Altri ricercatori, soprattutto americani, prendono in considerazione l'identità psico-fisica di Silone, dandoci l'immagine di un uomo complessato e debole, che odiava il padre, che aveva gravi problemi mentali, vittima di una doppiezza patologica ereditaria e che soffriva di devianze di natura sessuale. Si pensa, infatti, che la relazione tra Silone e Bellone non sia stata solo di carattere "professionale" ma anche erotico-sessuale e che in Svizzera avesse frequentato lo studio dello psicanalista Jung per i problemi mentali ereditari che lo affligevano.

3.2       La difesa

Tra gli interventi più autorevoli in difesa di Silone va ricordato quello di Indro Montanelli. La posizione del grande giornalista ed intellettuale italiano è molto chiara: "anche se Silone stesso si alzasse dalla tomba per dirmi che queste accuse erano vere, ancora non le crederei". Montanelli invita, prima di tutto, a non credere che, a prescindere, "documento" sia sinonimo di "verità": non bisogna mai fidarsi ciecamente e totalmente dei documenti. Infatti, una delle critiche più pesanti rivolte a Biocca e a Canali riguarda proprio l'autenticità e l'affidabilità delle carte rinvenute.
In merito a questo argomento è fondamentale il lavoro minuzioso e attento condotto da Giuseppe Tamburrano, in collaborazione con Gianna Granati e Alfonso Isinelli, e con l'ausilio di un'esperta in perizie calligrafiche, Anna Petrecchia. Il loro lavoro è stato raccolto nel libro "Processo a Silone. Le disavventure di un povero cristiano" del 2001.            Tamburrano e i suoi collaboratori hanno analizzato accuratamente i documenti su cui Biocca e Canali hanno fondato la loro tesi, ed hanno elencato una serie di imprecisioni, trascuratezze ed errori compiuti dai due. Prima di tutto essi sottolineano il fatto che i fascisti erano soliti usare tutti i mezzi possibili per riuscire ad infangare i loro avversari e, per riuscire a raggiungere lo scopo, non esitavano a raccogliere calunnie e delazioni da parte di chiunque. Per cui, molti dei materiali depositati presso l'Archivio Centrale dello Stato contengono informazioni inaffidabili, incomplete e prive di riscontro reale. Nel caso specifico, le note attribuite da Biocca e Canali a Silone sono rappresentate da messaggi dattilografati o scritti con grafie diverse, prive di mittente o con mittenti vari e dai contenuti molto generici. Non c'è nessuna identificazione certa della fonte. Il nome "Silvestro" (e non Silvestri come Biocca-Canali scrivono) appare solo dal 30 aprile 1928, immediatamente dopo l'arresto di Romolo. I rapporti, in sostanza, sono rappresentati da note anonime, generiche, scritte evidentemente da persone diverse. Secondo Tamburrano e colleghi, quindi, non c'è una ragione oggettiva che permetta di attribuire inconfutabilmente quei documenti a Silone. A confermare il tutto, la perizia della grafologa Petrecchia sulla base della lettera autografa di Silone, datata 13 aprile 1930.
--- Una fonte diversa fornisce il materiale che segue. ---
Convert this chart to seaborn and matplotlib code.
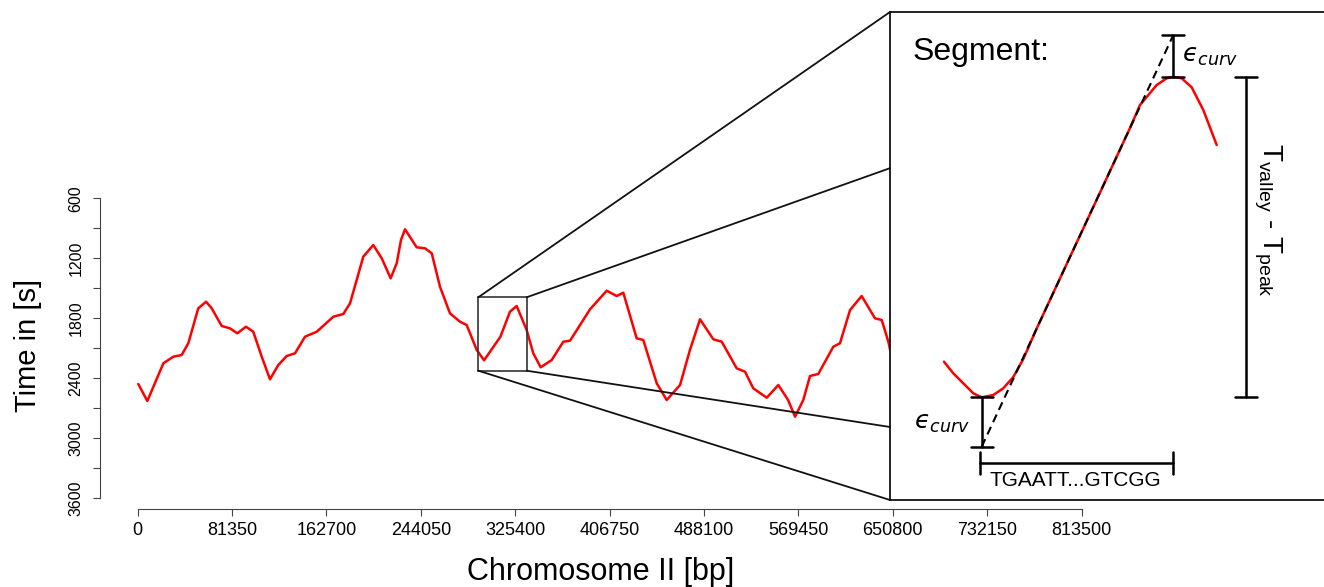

Tamburrano smantella anche l'argomentazione della presunta coincidenza di tempi e luoghi rispetto all'invio delle note e gli spostamenti di Silone in quanto, anche in questo caso, non esiste una prova certa: bisognerebbe conoscere con esattezza i movimenti dello scrittore e anche il tempo che una lettera impiegava per arrivare a Roma dal luogo in cui Silone si trovava.
La tesi finale di Tamburrano è, quindi, che i documenti alla polizia fascista siano un tentativo da parte di Silone di fingersi informatore per salvare il fratello, arrestato e condannato a morte.